── Source excerpt

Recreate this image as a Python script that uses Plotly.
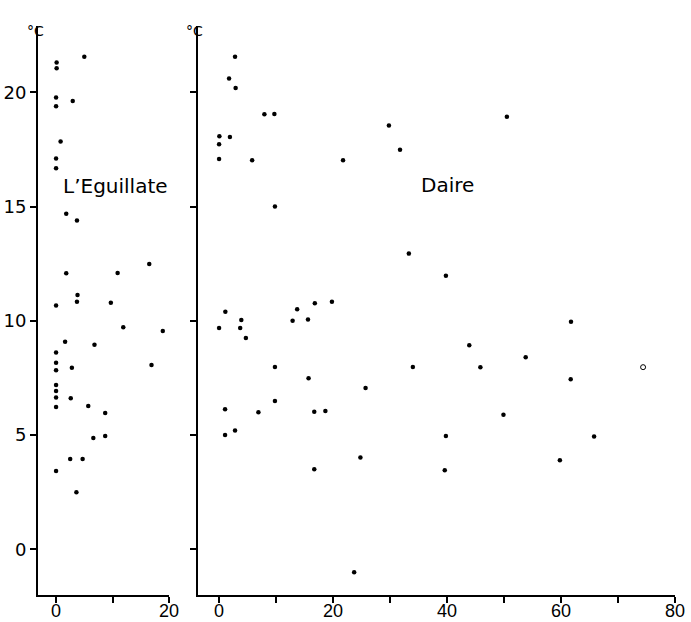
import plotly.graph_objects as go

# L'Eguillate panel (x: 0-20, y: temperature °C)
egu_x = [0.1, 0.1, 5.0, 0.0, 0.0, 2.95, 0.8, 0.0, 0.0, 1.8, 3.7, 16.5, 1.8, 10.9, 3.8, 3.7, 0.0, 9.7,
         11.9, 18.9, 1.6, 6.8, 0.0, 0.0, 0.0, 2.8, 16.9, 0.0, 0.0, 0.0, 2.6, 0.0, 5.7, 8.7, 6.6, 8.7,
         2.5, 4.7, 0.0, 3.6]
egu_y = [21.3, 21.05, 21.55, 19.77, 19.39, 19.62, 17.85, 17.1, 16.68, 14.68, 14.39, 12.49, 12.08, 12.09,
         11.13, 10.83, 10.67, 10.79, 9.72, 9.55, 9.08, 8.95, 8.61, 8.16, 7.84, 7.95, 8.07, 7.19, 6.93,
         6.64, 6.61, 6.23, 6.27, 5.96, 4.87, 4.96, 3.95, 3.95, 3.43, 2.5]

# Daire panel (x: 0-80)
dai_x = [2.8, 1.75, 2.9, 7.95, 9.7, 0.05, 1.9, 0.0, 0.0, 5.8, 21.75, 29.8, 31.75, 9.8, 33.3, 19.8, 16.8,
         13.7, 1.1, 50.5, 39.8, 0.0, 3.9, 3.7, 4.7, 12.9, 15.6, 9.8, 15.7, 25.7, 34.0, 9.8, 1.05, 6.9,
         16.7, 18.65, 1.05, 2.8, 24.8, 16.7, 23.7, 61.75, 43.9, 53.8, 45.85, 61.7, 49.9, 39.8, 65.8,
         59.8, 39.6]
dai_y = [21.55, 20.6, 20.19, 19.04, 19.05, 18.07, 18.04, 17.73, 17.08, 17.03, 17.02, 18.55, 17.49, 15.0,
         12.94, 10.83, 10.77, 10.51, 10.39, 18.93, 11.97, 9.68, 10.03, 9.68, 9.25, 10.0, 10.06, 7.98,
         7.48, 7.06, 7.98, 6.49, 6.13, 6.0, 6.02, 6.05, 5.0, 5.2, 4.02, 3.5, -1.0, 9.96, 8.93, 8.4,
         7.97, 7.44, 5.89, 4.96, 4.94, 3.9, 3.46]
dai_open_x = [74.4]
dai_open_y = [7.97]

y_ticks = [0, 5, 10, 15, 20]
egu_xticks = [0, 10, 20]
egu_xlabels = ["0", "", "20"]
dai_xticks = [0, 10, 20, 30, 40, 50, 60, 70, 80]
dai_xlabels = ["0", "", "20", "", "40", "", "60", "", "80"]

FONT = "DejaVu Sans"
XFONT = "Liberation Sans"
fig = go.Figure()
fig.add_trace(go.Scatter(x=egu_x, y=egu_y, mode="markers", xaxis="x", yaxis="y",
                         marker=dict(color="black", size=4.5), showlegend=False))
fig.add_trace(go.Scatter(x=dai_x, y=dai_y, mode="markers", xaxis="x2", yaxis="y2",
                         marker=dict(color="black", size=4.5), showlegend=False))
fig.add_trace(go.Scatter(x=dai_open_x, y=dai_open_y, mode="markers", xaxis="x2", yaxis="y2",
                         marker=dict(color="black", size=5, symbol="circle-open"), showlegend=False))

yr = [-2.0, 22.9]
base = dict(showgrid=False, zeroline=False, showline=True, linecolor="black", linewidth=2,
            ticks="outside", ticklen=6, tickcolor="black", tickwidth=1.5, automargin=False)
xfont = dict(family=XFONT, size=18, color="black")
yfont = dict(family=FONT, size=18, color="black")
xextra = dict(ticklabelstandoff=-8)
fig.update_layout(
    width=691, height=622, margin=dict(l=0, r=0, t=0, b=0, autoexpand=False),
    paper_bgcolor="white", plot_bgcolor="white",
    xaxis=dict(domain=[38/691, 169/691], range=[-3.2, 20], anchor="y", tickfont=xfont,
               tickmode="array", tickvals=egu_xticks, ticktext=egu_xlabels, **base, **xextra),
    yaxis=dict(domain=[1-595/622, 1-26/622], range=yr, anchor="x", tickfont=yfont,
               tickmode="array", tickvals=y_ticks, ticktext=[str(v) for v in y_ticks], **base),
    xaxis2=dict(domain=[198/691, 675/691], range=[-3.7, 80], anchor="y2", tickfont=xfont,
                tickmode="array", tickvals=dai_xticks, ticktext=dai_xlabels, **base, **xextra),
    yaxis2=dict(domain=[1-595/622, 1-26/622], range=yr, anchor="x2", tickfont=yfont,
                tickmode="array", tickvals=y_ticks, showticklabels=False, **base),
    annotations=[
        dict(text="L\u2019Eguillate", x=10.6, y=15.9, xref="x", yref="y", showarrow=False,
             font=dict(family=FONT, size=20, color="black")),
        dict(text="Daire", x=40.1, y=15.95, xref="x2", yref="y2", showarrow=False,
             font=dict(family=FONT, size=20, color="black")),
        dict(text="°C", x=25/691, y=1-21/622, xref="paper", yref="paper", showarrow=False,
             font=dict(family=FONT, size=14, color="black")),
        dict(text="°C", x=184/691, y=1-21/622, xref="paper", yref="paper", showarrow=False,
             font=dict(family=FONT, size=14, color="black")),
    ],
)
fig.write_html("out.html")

────

● **Given problem**
Transcribe the full listing above exactly, with the images removed.

● **Solution for this exercise**
Recreate this image as a Python script that uses Plotly.
import plotly.graph_objects as go

# L'Eguillate panel (x: 0-20, y: temperature °C)
egu_x = [0.1, 0.1, 5.0, 0.0, 0.0, 2.95, 0.8, 0.0, 0.0, 1.8, 3.7, 16.5, 1.8, 10.9, 3.8, 3.7, 0.0, 9.7,
         11.9, 18.9, 1.6, 6.8, 0.0, 0.0, 0.0, 2.8, 16.9, 0.0, 0.0, 0.0, 2.6, 0.0, 5.7, 8.7, 6.6, 8.7,
         2.5, 4.7, 0.0, 3.6]
egu_y = [21.3, 21.05, 21.55, 19.77, 19.39, 19.62, 17.85, 17.1, 16.68, 14.68, 14.39, 12.49, 12.08, 12.09,
         11.13, 10.83, 10.67, 10.79, 9.72, 9.55, 9.08, 8.95, 8.61, 8.16, 7.84, 7.95, 8.07, 7.19, 6.93,
         6.64, 6.61, 6.23, 6.27, 5.96, 4.87, 4.96, 3.95, 3.95, 3.43, 2.5]

# Daire panel (x: 0-80)
dai_x = [2.8, 1.75, 2.9, 7.95, 9.7, 0.05, 1.9, 0.0, 0.0, 5.8, 21.75, 29.8, 31.75, 9.8, 33.3, 19.8, 16.8,
         13.7, 1.1, 50.5, 39.8, 0.0, 3.9, 3.7, 4.7, 12.9, 15.6, 9.8, 15.7, 25.7, 34.0, 9.8, 1.05, 6.9,
         16.7, 18.65, 1.05, 2.8, 24.8, 16.7, 23.7, 61.75, 43.9, 53.8, 45.85, 61.7, 49.9, 39.8, 65.8,
         59.8, 39.6]
dai_y = [21.55, 20.6, 20.19, 19.04, 19.05, 18.07, 18.04, 17.73, 17.08, 17.03, 17.02, 18.55, 17.49, 15.0,
         12.94, 10.83, 10.77, 10.51, 10.39, 18.93, 11.97, 9.68, 10.03, 9.68, 9.25, 10.0, 10.06, 7.98,
         7.48, 7.06, 7.98, 6.49, 6.13, 6.0, 6.02, 6.05, 5.0, 5.2, 4.02, 3.5, -1.0, 9.96, 8.93, 8.4,
         7.97, 7.44, 5.89, 4.96, 4.94, 3.9, 3.46]
dai_open_x = [74.4]
dai_open_y = [7.97]

y_ticks = [0, 5, 10, 15, 20]
egu_xticks = [0, 10, 20]
egu_xlabels = ["0", "", "20"]
dai_xticks = [0, 10, 20, 30, 40, 50, 60, 70, 80]
dai_xlabels = ["0", "", "20", "", "40", "", "60", "", "80"]

FONT = "DejaVu Sans"
XFONT = "Liberation Sans"
fig = go.Figure()
fig.add_trace(go.Scatter(x=egu_x, y=egu_y, mode="markers", xaxis="x", yaxis="y",
                         marker=dict(color="black", size=4.5), showlegend=False))
fig.add_trace(go.Scatter(x=dai_x, y=dai_y, mode="markers", xaxis="x2", yaxis="y2",
                         marker=dict(color="black", size=4.5), showlegend=False))
fig.add_trace(go.Scatter(x=dai_open_x, y=dai_open_y, mode="markers", xaxis="x2", yaxis="y2",
                         marker=dict(color="black", size=5, symbol="circle-open"), showlegend=False))

yr = [-2.0, 22.9]
base = dict(showgrid=False, zeroline=False, showline=True, linecolor="black", linewidth=2,
            ticks="outside", ticklen=6, tickcolor="black", tickwidth=1.5, automargin=False)
xfont = dict(family=XFONT, size=18, color="black")
yfont = dict(family=FONT, size=18, color="black")
xextra = dict(ticklabelstandoff=-8)
fig.update_layout(
    width=691, height=622, margin=dict(l=0, r=0, t=0, b=0, autoexpand=False),
    paper_bgcolor="white", plot_bgcolor="white",
    xaxis=dict(domain=[38/691, 169/691], range=[-3.2, 20], anchor="y", tickfont=xfont,
               tickmode="array", tickvals=egu_xticks, ticktext=egu_xlabels, **base, **xextra),
    yaxis=dict(domain=[1-595/622, 1-26/622], range=yr, anchor="x", tickfont=yfont,
               tickmode="array", tickvals=y_ticks, ticktext=[str(v) for v in y_ticks], **base),
    xaxis2=dict(domain=[198/691, 675/691], range=[-3.7, 80], anchor="y2", tickfont=xfont,
                tickmode="array", tickvals=dai_xticks, ticktext=dai_xlabels, **base, **xextra),
    yaxis2=dict(domain=[1-595/622, 1-26/622], range=yr, anchor="x2", tickfont=yfont,
                tickmode="array", tickvals=y_ticks, showticklabels=False, **base),
    annotations=[
        dict(text="L\u2019Eguillate", x=10.6, y=15.9, xref="x", yref="y", showarrow=False,
             font=dict(family=FONT, size=20, color="black")),
        dict(text="Daire", x=40.1, y=15.95, xref="x2", yref="y2", showarrow=False,
             font=dict(family=FONT, size=20, color="black")),
        dict(text="°C", x=25/691, y=1-21/622, xref="paper", yref="paper", showarrow=False,
             font=dict(family=FONT, size=14, color="black")),
        dict(text="°C", x=184/691, y=1-21/622, xref="paper", yref="paper", showarrow=False,
             font=dict(family=FONT, size=14, color="black")),
    ],
)
fig.write_html("out.html")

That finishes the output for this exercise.